| Your instructions |
Reproduce the listing exactly and skip over any pictures.

| Stored data |
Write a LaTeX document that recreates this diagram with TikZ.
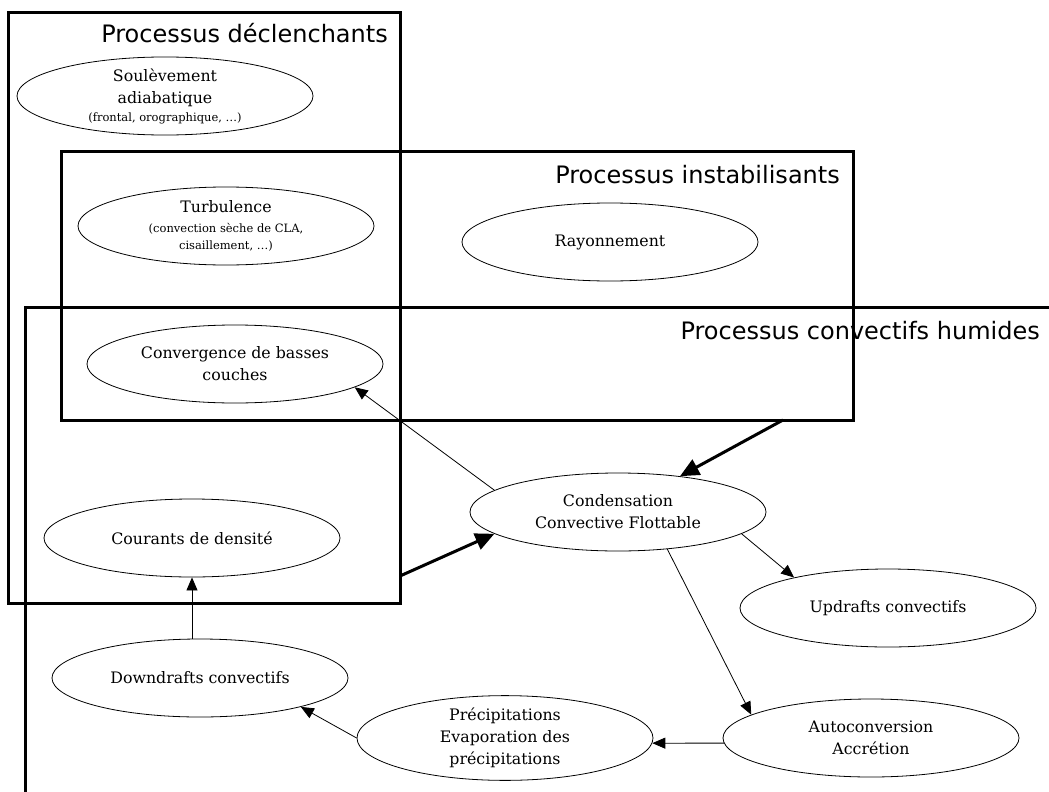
\documentclass[tikz,border=0pt]{standalone}
\usepackage{fontspec}
\setmainfont{DejaVu Serif}
\newfontfamily\titlefont{DejaVu Sans}
\usetikzlibrary{shapes.geometric,arrows.meta}
\newcommand{\smalltxt}{\fontsize{11.5}{17}\selectfont}
\tikzset{
  proc/.style={draw, ellipse, line width=0.8pt, minimum width=296pt, minimum height=78pt,
    inner sep=0pt, align=center, font=\fontsize{15.8}{22}\selectfont},
  boxline/.style={line width=3pt},
  boxtitle/.style={anchor=base east, inner sep=0pt, font=\titlefont\fontsize{24}{28}\selectfont},
  thinarrow/.style={-{Triangle[length=13pt,width=11pt]}, line width=0.8pt},
  thickarrow/.style={-{Triangle[length=19pt,width=17pt]}, line width=3pt}
}
\begin{document}
\begin{tikzpicture}[x=1pt, y=-1pt]
  \useasboundingbox (0,0) rectangle (1049,792);
  \fill[white] (0,0) rectangle (1049,792);
  \clip (0,0) rectangle (1049,792);
  % process boxes
  \draw[boxline] (8,13) rectangle (400,603);
  \draw[boxline] (61,151) rectangle (853,420);
  \draw[boxline] (25,307) rectangle (1100,850);
  \node[boxtitle] (declenTitle) at (388,43) {Processus déclenchants};
  \node[boxtitle] (instabTitle) at (840,183) {Processus instabilisants};
  \node[boxtitle] (humideTitle) at (1040,339) {Processus convectifs humides};
  \coordinate (instabOut) at (783,420);
  \coordinate (declenOut) at (400,576);
  % processes
  \node[proc] (soul) at (165,96) {Soulèvement\\adiabatique\\[-4pt]{\smalltxt (frontal, orographique, …)}};
  \node[proc] (turb) at (226,226) {Turbulence\\[-2pt]{\smalltxt (convection sèche de CLA,}\\[-5pt]{\smalltxt cisaillement, …)}};
  \node[proc] (rayon) at (610,242) {Rayonnement};
  \node[proc] (conv) at (235,364) {Convergence de basses\\couches};
  \node[proc] (cour) at (192,538) {Courants de densité};
  \node[proc] (conden) at (618,512) {Condensation\\Convective Flottable};
  \node[proc] (upd) at (888,608) {Updrafts convectifs};
  \node[proc] (down) at (200,678) {Downdrafts convectifs};
  \node[proc] (precip) at (505,738) {Précipitations\\Evaporation des\\précipitations};
  \node[proc] (auto) at (871,738) {Autoconversion\\Accrétion};
  % links
  \draw[thickarrow] (instabOut) -- (conden.30);
  \draw[thickarrow] (declenOut) -- (conden.190);
  \draw[thinarrow] (conden.170) -- (conv.-11);
  \draw[thinarrow] (conden.-10) -- (upd.162);
  \draw[thinarrow] (conden.-37) -- (auto.169);
  \draw[thinarrow] (auto.182) -- (precip.-2);
  \draw[thinarrow] (precip.west) -- (down.-16);
  \draw[thinarrow] (cour.south |- down.north) -- (cour.south);
\end{tikzpicture}
\end{document}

| Full solution |
Write a LaTeX document that recreates this diagram with TikZ.
\documentclass[tikz,border=0pt]{standalone}
\usepackage{fontspec}
\setmainfont{DejaVu Serif}
\newfontfamily\titlefont{DejaVu Sans}
\usetikzlibrary{shapes.geometric,arrows.meta}
\newcommand{\smalltxt}{\fontsize{11.5}{17}\selectfont}
\tikzset{
  proc/.style={draw, ellipse, line width=0.8pt, minimum width=296pt, minimum height=78pt,
    inner sep=0pt, align=center, font=\fontsize{15.8}{22}\selectfont},
  boxline/.style={line width=3pt},
  boxtitle/.style={anchor=base east, inner sep=0pt, font=\titlefont\fontsize{24}{28}\selectfont},
  thinarrow/.style={-{Triangle[length=13pt,width=11pt]}, line width=0.8pt},
  thickarrow/.style={-{Triangle[length=19pt,width=17pt]}, line width=3pt}
}
\begin{document}
\begin{tikzpicture}[x=1pt, y=-1pt]
  \useasboundingbox (0,0) rectangle (1049,792);
  \fill[white] (0,0) rectangle (1049,792);
  \clip (0,0) rectangle (1049,792);
  % process boxes
  \draw[boxline] (8,13) rectangle (400,603);
  \draw[boxline] (61,151) rectangle (853,420);
  \draw[boxline] (25,307) rectangle (1100,850);
  \node[boxtitle] (declenTitle) at (388,43) {Processus déclenchants};
  \node[boxtitle] (instabTitle) at (840,183) {Processus instabilisants};
  \node[boxtitle] (humideTitle) at (1040,339) {Processus convectifs humides};
  \coordinate (instabOut) at (783,420);
  \coordinate (declenOut) at (400,576);
  % processes
  \node[proc] (soul) at (165,96) {Soulèvement\\adiabatique\\[-4pt]{\smalltxt (frontal, orographique, …)}};
  \node[proc] (turb) at (226,226) {Turbulence\\[-2pt]{\smalltxt (convection sèche de CLA,}\\[-5pt]{\smalltxt cisaillement, …)}};
  \node[proc] (rayon) at (610,242) {Rayonnement};
  \node[proc] (conv) at (235,364) {Convergence de basses\\couches};
  \node[proc] (cour) at (192,538) {Courants de densité};
  \node[proc] (conden) at (618,512) {Condensation\\Convective Flottable};
  \node[proc] (upd) at (888,608) {Updrafts convectifs};
  \node[proc] (down) at (200,678) {Downdrafts convectifs};
  \node[proc] (precip) at (505,738) {Précipitations\\Evaporation des\\précipitations};
  \node[proc] (auto) at (871,738) {Autoconversion\\Accrétion};
  % links
  \draw[thickarrow] (instabOut) -- (conden.30);
  \draw[thickarrow] (declenOut) -- (conden.190);
  \draw[thinarrow] (conden.170) -- (conv.-11);
  \draw[thinarrow] (conden.-10) -- (upd.162);
  \draw[thinarrow] (conden.-37) -- (auto.169);
  \draw[thinarrow] (auto.182) -- (precip.-2);
  \draw[thinarrow] (precip.west) -- (down.-16);
  \draw[thinarrow] (cour.south |- down.north) -- (cour.south);
\end{tikzpicture}
\end{document}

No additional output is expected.